PD-1/PD-L1 binding has been demonstrated to block the effector function and motility of most lymphocytes, thereby decreasing the production of IL-2 (interleukin-2) by helper T-cells and diminishing the clonal proliferation of cytotoxic T-cells in response to cancer cells44. This impaired immune function is termed “T-cell exhaustion” and allows cancer cells to escape immune surveillance11,44. Studies have also noted that high PD-1 and PD-L1 expression on tumor cells has been associated with a weakened host immune response and subsequent poor prognosis in a number of malignancies42,45,48. Up-regulation of PD-L1 has been reported in several malignancies including CRC, melanoma, lung cancer, renal cell carcinoma, ovarian cancer, breast cancer and osteosarcoma48. It has been associated with more frequent incidence of vascular invasion, tumor recurrence and lower numbers of cytotoxic T-cells48. We identified a similar trend within this study, finding that MSS patients with elevated ICM expression had significantly poorer survival than MSI-H patients with lower ICM expression.

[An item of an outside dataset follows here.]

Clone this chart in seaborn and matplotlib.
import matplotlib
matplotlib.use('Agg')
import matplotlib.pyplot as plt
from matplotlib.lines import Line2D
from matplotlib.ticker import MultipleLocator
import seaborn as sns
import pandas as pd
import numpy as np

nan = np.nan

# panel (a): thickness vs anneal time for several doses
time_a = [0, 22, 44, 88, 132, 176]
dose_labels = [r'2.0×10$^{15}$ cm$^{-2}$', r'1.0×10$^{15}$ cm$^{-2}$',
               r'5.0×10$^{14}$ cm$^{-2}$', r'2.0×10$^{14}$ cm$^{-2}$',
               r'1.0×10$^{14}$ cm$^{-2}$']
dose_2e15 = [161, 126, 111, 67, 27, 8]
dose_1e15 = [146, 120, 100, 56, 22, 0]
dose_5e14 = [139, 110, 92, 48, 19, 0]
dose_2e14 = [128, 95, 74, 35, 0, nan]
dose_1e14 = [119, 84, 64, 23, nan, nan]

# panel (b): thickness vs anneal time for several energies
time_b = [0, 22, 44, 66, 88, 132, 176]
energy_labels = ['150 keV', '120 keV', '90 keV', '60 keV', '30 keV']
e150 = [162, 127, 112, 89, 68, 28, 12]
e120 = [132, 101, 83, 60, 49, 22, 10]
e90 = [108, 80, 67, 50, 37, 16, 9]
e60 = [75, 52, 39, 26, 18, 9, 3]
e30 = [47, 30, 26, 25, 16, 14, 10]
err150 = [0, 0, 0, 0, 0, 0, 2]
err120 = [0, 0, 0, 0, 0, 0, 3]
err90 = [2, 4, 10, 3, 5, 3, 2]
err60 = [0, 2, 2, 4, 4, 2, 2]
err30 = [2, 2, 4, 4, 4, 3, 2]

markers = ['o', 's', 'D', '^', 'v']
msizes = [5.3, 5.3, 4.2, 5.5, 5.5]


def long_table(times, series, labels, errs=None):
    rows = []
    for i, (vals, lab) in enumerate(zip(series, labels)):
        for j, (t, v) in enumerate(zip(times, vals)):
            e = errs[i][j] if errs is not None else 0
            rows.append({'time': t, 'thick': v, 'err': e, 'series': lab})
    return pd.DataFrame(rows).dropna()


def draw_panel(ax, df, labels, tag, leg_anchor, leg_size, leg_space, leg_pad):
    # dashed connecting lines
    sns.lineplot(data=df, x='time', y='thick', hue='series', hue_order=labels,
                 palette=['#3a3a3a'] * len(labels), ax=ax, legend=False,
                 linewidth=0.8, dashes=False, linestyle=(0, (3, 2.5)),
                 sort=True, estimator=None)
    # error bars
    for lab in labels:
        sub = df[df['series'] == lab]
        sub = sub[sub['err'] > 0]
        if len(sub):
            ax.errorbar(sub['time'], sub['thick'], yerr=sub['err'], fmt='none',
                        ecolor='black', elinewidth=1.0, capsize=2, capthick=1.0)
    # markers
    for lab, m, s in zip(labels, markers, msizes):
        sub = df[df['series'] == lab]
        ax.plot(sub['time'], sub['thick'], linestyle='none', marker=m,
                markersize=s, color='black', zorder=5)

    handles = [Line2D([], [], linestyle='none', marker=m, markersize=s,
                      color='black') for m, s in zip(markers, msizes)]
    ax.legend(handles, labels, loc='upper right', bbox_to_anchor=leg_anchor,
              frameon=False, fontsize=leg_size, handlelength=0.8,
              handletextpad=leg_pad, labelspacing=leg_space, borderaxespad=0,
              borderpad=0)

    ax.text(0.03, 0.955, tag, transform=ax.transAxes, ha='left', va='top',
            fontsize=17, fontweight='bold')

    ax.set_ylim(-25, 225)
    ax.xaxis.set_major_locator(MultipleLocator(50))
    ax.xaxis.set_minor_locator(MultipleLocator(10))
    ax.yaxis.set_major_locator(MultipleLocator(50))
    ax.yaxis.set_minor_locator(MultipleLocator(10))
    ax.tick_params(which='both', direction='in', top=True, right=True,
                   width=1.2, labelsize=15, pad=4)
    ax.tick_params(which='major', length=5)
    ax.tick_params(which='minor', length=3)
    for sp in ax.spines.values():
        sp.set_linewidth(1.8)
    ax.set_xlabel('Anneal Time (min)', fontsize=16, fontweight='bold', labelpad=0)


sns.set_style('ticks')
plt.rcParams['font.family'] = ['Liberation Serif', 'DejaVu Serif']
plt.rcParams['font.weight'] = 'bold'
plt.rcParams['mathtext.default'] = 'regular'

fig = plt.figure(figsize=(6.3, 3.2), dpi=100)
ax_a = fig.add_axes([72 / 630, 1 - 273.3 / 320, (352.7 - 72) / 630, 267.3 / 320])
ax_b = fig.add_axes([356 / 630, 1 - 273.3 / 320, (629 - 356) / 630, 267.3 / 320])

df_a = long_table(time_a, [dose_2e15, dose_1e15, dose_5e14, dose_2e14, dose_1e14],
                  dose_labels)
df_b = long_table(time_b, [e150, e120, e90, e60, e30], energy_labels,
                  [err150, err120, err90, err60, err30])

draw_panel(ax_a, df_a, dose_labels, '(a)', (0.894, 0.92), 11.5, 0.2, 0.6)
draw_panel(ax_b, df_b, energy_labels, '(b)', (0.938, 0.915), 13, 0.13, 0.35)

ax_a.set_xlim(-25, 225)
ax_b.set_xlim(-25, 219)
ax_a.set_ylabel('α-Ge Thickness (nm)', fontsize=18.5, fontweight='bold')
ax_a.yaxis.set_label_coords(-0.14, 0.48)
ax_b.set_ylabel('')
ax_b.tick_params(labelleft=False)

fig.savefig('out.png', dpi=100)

Recently, treatment with immune checkpoint inhibitors such as anti-PD1 antibodies (e.g. Nivolumab and Pembrolizumab) and its ligand anti-PD-L1 (e.g. Atezolizumab) have been increasingly used as an effective treatment strategy to combat various advanced cancers11,49. Le et al. in their phase II trial examining anti-PD-1 blockade found a significantly improved objective response rate and survival in MSI-H CRC compared to MSS with associated TIL elevation49. This is likely a result of MSI-H CRCs association with increased neoantigen (immunogenic tumor mutated peptide) expression, concurrent with PD-1 inhibition; resulting in elevated TIL expression and tumor regression35,45. Targeting MSS tumors in advanced CRC may present a more difficult challenge with decreased responsiveness to immunotherapy and would thus be more likely to be treated with standard chemotherapy regimens or via methodologies being developed to increase intra-tumoral immunogenicity (such as PARP inhibitors or vaccines) in combination with immunotherapeutic agents50,51,52.

Some limitations of TCGA data included limited clinical information regarding patients’ co-morbid conditions and therapeutic information. We were also only able to make associations between these analyses of RNA sequencing data and clinical outcomes from TCGA without being able to elucidate underlying molecular mechanisms or make direct correlations. Also, the majority of patients had locoregional disease which likely contributed to the improved survival of these patients. Additionally, the TCGA was created prior to the wide use of immune checkpoint inhibition, thus our data reflects patients who did not receive those treatments.

Conclusions

This study used a unique bioinformatic approach to analyze RNA sequencing data, obtained from The Cancer Genome Atlas to identify disparities within the tumor immune microenvironments of MSI-H and MSS colorectal cancer patients. Using this approach, we were able to find an association between low expression of non-mismatch DNA repair genes as well as known MMR genes with high microsatellite instability. We found that MSI-H was associated with high TIL and M1 macrophage infiltration into the tumor immune microenvironment as well as with higher cytolytic activity and diminished heterogeneity (with likely increased clonality) which may have contributed to the improvement in survival. We also found an association between MSI-H and 15 different immune response gene signatures as well as immune checkpoint molecules which can be used to further development of targeted therapies (not only in ICMs which already have immunotherapies such as PD-1, PD-L1 and CTLA4, but also in future therapies targeting LAG3 and TIM3 which are currently targeted by no immunotherapeutic agents). The primary novelty of our study is that it allowed us to utilize a completely bioinformatic approach to perform an in-depth analysis of the tumor immune microenvironment using RNA sequencing data with low associated costs, increased feasibility and increased reproducibility than conventional methods of studying tumor immunology.